Copy every line of the entries that includes the word "this".

→ **RECORD LIST**
%%

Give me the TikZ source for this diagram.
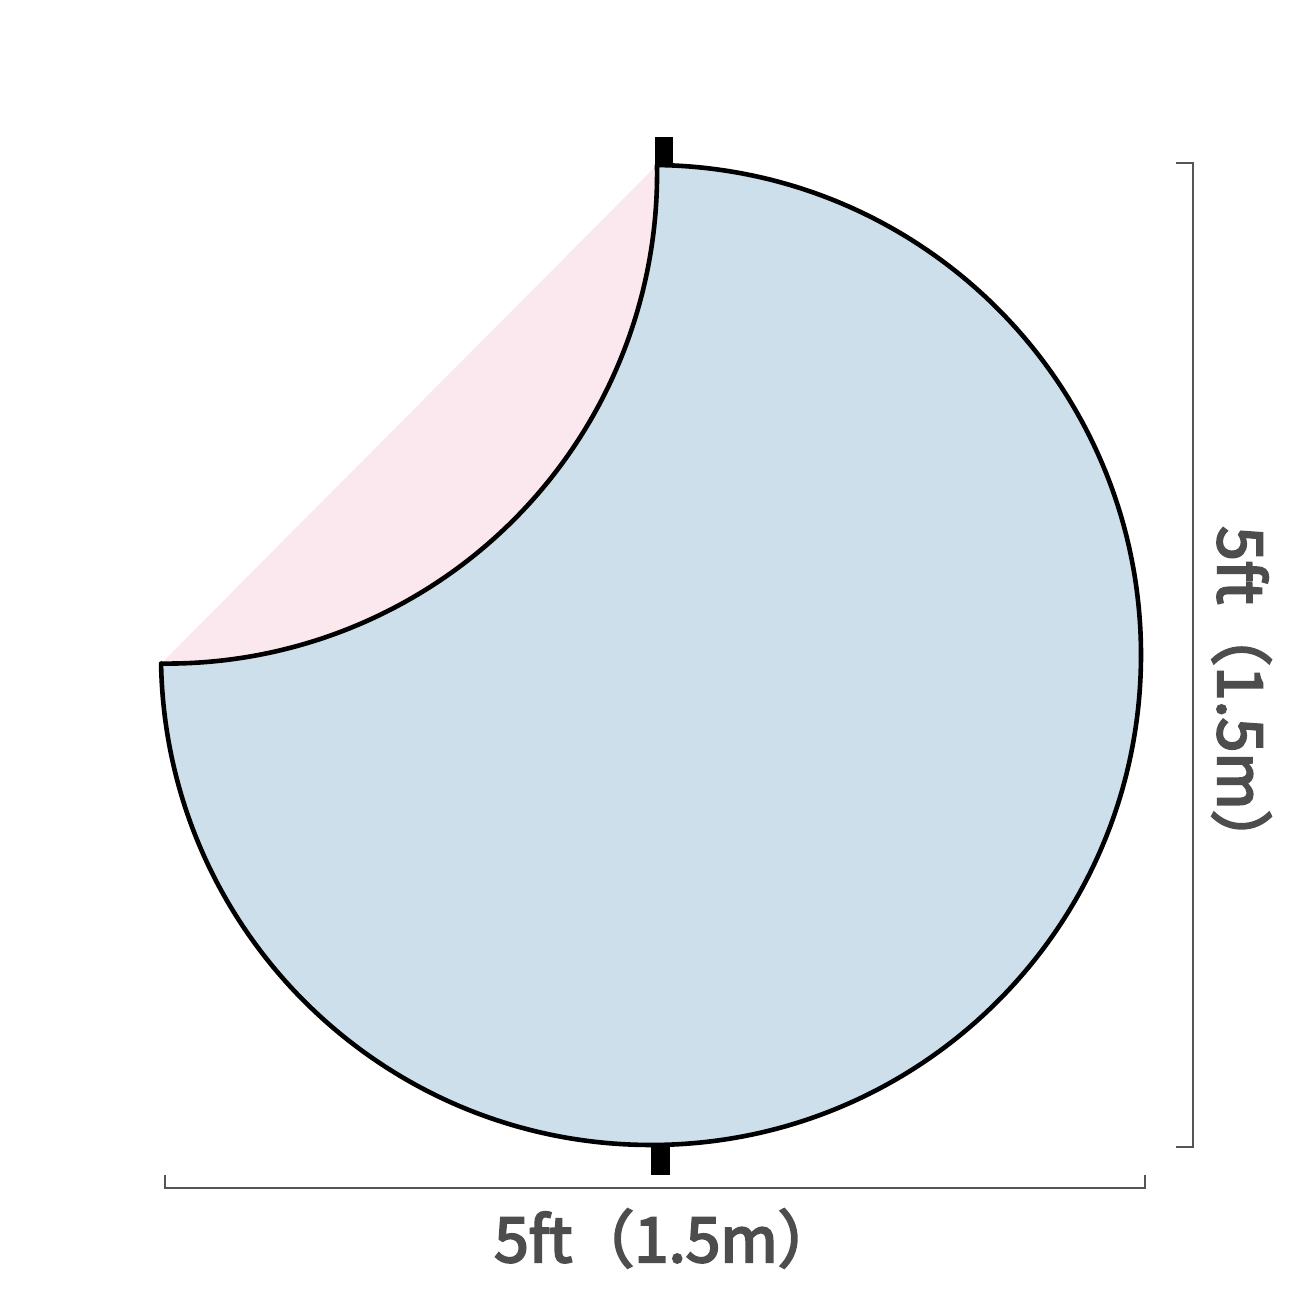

%%
%%

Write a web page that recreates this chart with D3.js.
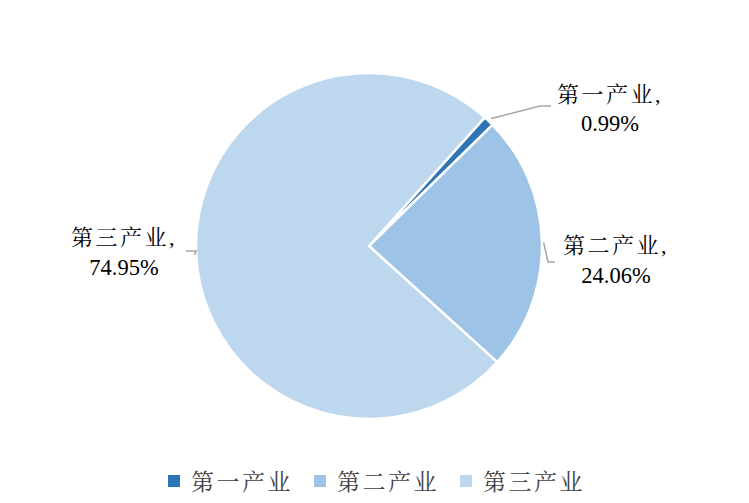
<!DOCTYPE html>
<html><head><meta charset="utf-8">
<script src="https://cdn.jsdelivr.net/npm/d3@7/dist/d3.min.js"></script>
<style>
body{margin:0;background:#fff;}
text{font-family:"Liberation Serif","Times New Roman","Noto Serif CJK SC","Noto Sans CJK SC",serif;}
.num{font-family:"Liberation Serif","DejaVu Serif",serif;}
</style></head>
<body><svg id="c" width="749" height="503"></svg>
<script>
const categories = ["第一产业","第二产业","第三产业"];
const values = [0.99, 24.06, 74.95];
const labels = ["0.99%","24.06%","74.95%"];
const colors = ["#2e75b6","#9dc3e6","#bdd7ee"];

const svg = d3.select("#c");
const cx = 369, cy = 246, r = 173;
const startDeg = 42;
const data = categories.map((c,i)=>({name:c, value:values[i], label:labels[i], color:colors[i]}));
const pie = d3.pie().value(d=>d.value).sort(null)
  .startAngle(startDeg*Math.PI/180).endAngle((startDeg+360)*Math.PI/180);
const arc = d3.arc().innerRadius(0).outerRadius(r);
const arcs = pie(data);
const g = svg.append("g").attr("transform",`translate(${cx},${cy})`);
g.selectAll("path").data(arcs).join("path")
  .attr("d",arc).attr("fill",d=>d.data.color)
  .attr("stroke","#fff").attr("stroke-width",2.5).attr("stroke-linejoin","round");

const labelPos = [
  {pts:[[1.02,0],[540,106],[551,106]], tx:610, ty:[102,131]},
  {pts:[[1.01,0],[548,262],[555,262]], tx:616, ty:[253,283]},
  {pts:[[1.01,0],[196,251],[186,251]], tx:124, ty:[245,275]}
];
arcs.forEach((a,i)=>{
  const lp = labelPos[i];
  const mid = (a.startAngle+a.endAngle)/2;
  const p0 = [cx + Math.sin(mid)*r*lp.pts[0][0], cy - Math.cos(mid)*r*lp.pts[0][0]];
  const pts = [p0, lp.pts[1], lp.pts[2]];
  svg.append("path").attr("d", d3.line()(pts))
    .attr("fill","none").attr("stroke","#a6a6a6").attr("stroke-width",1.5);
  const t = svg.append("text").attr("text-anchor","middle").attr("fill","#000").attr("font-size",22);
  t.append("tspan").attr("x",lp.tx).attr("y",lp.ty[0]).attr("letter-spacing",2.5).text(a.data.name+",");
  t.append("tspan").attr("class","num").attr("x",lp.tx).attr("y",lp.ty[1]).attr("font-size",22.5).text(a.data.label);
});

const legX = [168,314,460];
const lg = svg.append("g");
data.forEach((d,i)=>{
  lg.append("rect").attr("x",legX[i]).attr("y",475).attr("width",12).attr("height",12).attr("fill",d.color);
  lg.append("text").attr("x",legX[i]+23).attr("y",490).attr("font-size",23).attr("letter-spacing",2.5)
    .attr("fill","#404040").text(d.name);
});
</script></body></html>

%%

→ **EXERCISE SOLUTION**
Give me the TikZ source for this diagram.
Write a web page that recreates this chart with D3.js.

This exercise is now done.